The Nazis murdered more than 1.1 million Jews at Auschwitz as well as 70,000 non-Jewish Poles, 25,000 Roma, and some 15,000 Soviet prisoners of war.
“Our social media policy is an extension of our guidelines as an institution, but it is developing week by week because we’ve never had such direct interaction with so many people,” Sawicki said. It’s both a chance to “educate people from all corners of the world, many of whom will never be able to visit the memorial.”
But abuse online is also a growing problem.
Amid a renewed wave of interest in the Holocaust in recent years in films, books and other media, as well as in visits to the museum – it registered a record of more than 2 million entries last year — the “instrumentalization,” trivialization and denial of the Holocaust has been growing as well, Sawicki said.
“It’s a daily, fast-changing challenge,” he said.
At the museum, Sawicki navigates the institution’s 470 acres with certainty, demonstrating an intimate knowledge of almost all aspects of life — and death — here. Unlike some visiting guides who resort to pathos or sanctimony, Sawicki, wearing a colorful scarf that his mother-in-law made for him, shares in an informal but precise manner illustrative facts and anecdotes that he has spent a decade collecting.

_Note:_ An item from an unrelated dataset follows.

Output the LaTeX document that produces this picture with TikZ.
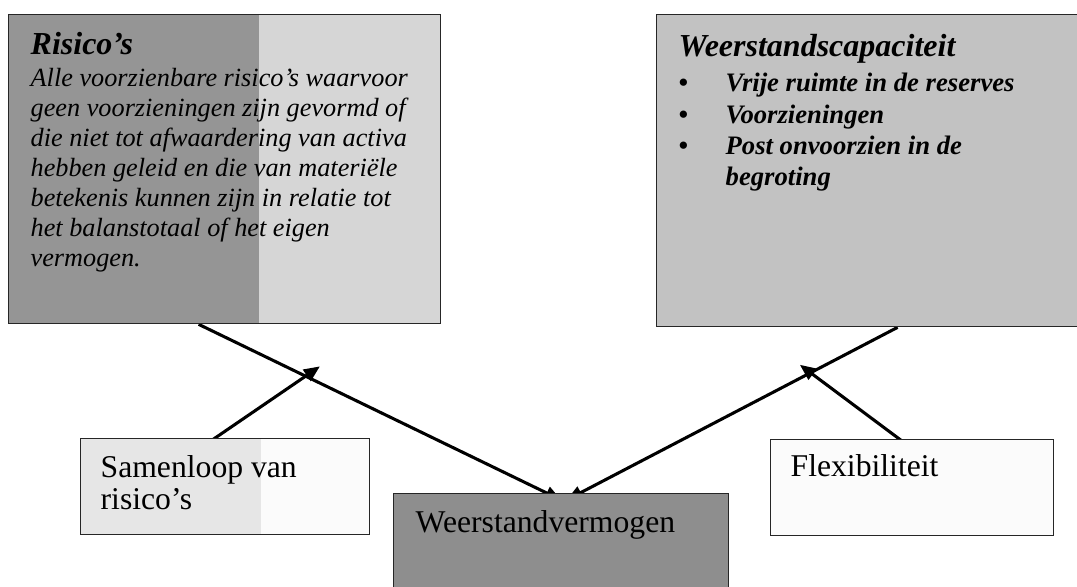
\documentclass[tikz,border=0pt]{standalone}
\usepackage{fontspec}
\setmainfont{Liberation Serif}
\usetikzlibrary{positioning,arrows.meta,calc,backgrounds}
\usepackage{xcolor}
\definecolor{riskDark}{HTML}{959595}
\definecolor{riskLight}{HTML}{D6D6D6}
\definecolor{capGray}{HTML}{C2C2C2}
\definecolor{vermDark}{HTML}{8E8E8E}
\definecolor{paleGray}{HTML}{E6E6E6}
\definecolor{paper}{HTML}{FBFBFB}
\newcommand{\boxtext}[3]{\parbox[c][#2][t]{#1}{\raggedright #3}}
\newcommand{\itm}[1]{\makebox[35.25pt][l]{\textbullet}#1}

\begin{document}
\begin{tikzpicture}[
  x=0.75pt, y=-0.75pt,
  >={Triangle[length=12pt, width=10pt]},
  panel/.style={draw=black!85, line width=1pt, anchor=north west, inner xsep=16.5pt},
  flow/.style={->, line width=2.3pt, color=black},
  side/.style={flow, shorten >=-10pt}
]
\useasboundingbox (0,0) rectangle (1077,586);
\clip (0,0) rectangle (1077,586);

\node[panel, fill=riskLight, inner ysep=13.5pt,
  path picture={\fill[riskDark] (path picture bounding box.north west)
    rectangle ([xshift=187.5pt]path picture bounding box.south west);}]
  (risico) at (8,14) {\boxtext{291pt}{204.75pt}{%
  {\fontsize{24pt}{24pt}\selectfont\bfseries\itshape Risico’s\par}
  \vspace{1.5pt}
  {\fontsize{19.7pt}{22.5pt}\selectfont\itshape
  Alle voorzienbare risico’s waarvoor\\
  geen voorzieningen zijn gevormd of\\
  die niet tot afwaardering van activa\\
  hebben geleid en die van materiële\\
  betekenis kunnen zijn in relatie tot\\
  het balanstotaal of het eigen\\
  vermogen.\par}}};

\node[panel, fill=capGray, inner ysep=15pt] (capaciteit) at (656,14) {\boxtext{292.5pt}{204pt}{%
  {\fontsize{24pt}{24pt}\selectfont\bfseries\itshape Weerstandscapaciteit\par}
  \vspace{2.4pt}
  {\fontsize{20pt}{23.6pt}\selectfont\bfseries\itshape
  \itm{Vrije ruimte in de reserves}\\
  \itm{Voorzieningen}\\
  \itm{Post onvoorzien in de}\\
  \hspace*{35.25pt}begroting\par}}};

\node[panel, fill=paper, inner xsep=15pt, inner ysep=13pt,
  path picture={\fill[paleGray] (path picture bounding box.north west)
    rectangle ([xshift=135pt]path picture bounding box.south west);}]
  (samenloop) at (80,438) {\boxtext{186.75pt}{46pt}{%
  \fontsize{23.75pt}{23.5pt}\selectfont Samenloop van\\ risico’s}};

\node[panel, fill=paper, inner xsep=15pt, inner ysep=11.25pt] (flexibiliteit) at (770,439)
  {\boxtext{182.25pt}{49.5pt}{\fontsize{23.75pt}{23.25pt}\selectfont Flexibiliteit}};

\node[panel, fill=vermDark, inner ysep=12.75pt] (vermogen) at (393,493)
  {\boxtext{218.25pt}{64.5pt}{\fontsize{23.75pt}{24pt}\selectfont Weerstandvermogen}};

% lijnen achter de vakken
\begin{scope}[on background layer]
\coordinate (rvoet) at ($(risico.south west)!0.44!(risico.south east)$);
\coordinate (cvoet) at ($(capaciteit.south west)!0.555!(capaciteit.south east)$);
\coordinate (vlinks) at ($(vermogen.north west)!0.50!(vermogen.north east)+(0,7)$);
\coordinate (vrechts) at ($(vermogen.north west)!0.516!(vermogen.north east)+(0,7)$);
\draw[flow] (rvoet) -- (vlinks);
\draw[flow] (cvoet) -- (vrechts);
\draw[side, shorten >=-13pt] ($(samenloop.north west)!0.415!(samenloop.north east)+(0,10)$) -- ($(rvoet)!0.295!(vlinks)$);
\draw[side] ($(flexibiliteit.north west)!0.502!(flexibiliteit.north east)+(0,10)$) -- ($(cvoet)!0.263!(vrechts)$);
\end{scope}

\end{tikzpicture}
\end{document}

At the Death Wall, an execution site that is located in the yard adjacent to Block 11 in Auschwitz I, Sawicki dryly explains to a group of journalists that around the wall there was sand mixed with sawdust designed to drain blood.
“Some testimonies mentioned that an adult male bleeds about two liters [67 ounces] when shot, so on days with dozens of executions this place was quite literally soaked in blood,” he said.
Sawicki once interviewed a survivor who recalled laughing at the sight of a fellow prisoner wrestling free from under cadavers that had collapsed on him from a cart. SS guards also laughed. Such testimony illustrated to Sawicki the complexities of surviving at Auschwitz, “but also the amazing human personal strength” doing so required, he said.
While most of the hundreds of thousands of people who visit Oswiecim annually likely associate it with death and horror rather than a town with 900 years of history, for Sawicki it is also the place where he started a family after moving in 2007 with his wife, Agnieszka, whom he married while living here. His son, Wojtech, attends kindergarten near here.
For Sawicki, the town’s dark history is no impediment to loving it.
“It has always been a second home to me, and now it is even more so,” said Sawicki, who grew up in the quiet Warsaw suburb of Nowy Dwór Mazowiecki. “We have to accept these aspects of history in Poland and strive to make a better future.”
Agnieszka, however, has had a tougher time acclimating “because she’s a real city person, a Warsaw girl who needed some time to get used to the different pace,” Sawicki said.
The couple have told their son neither about the Holocaust nor about his father’s workplace except to say that it’s a museum.
“We don’t want to introduce it before he’s ready to take it in,” Sawicki said. “So we’re kind of waiting for him to ask the questions.”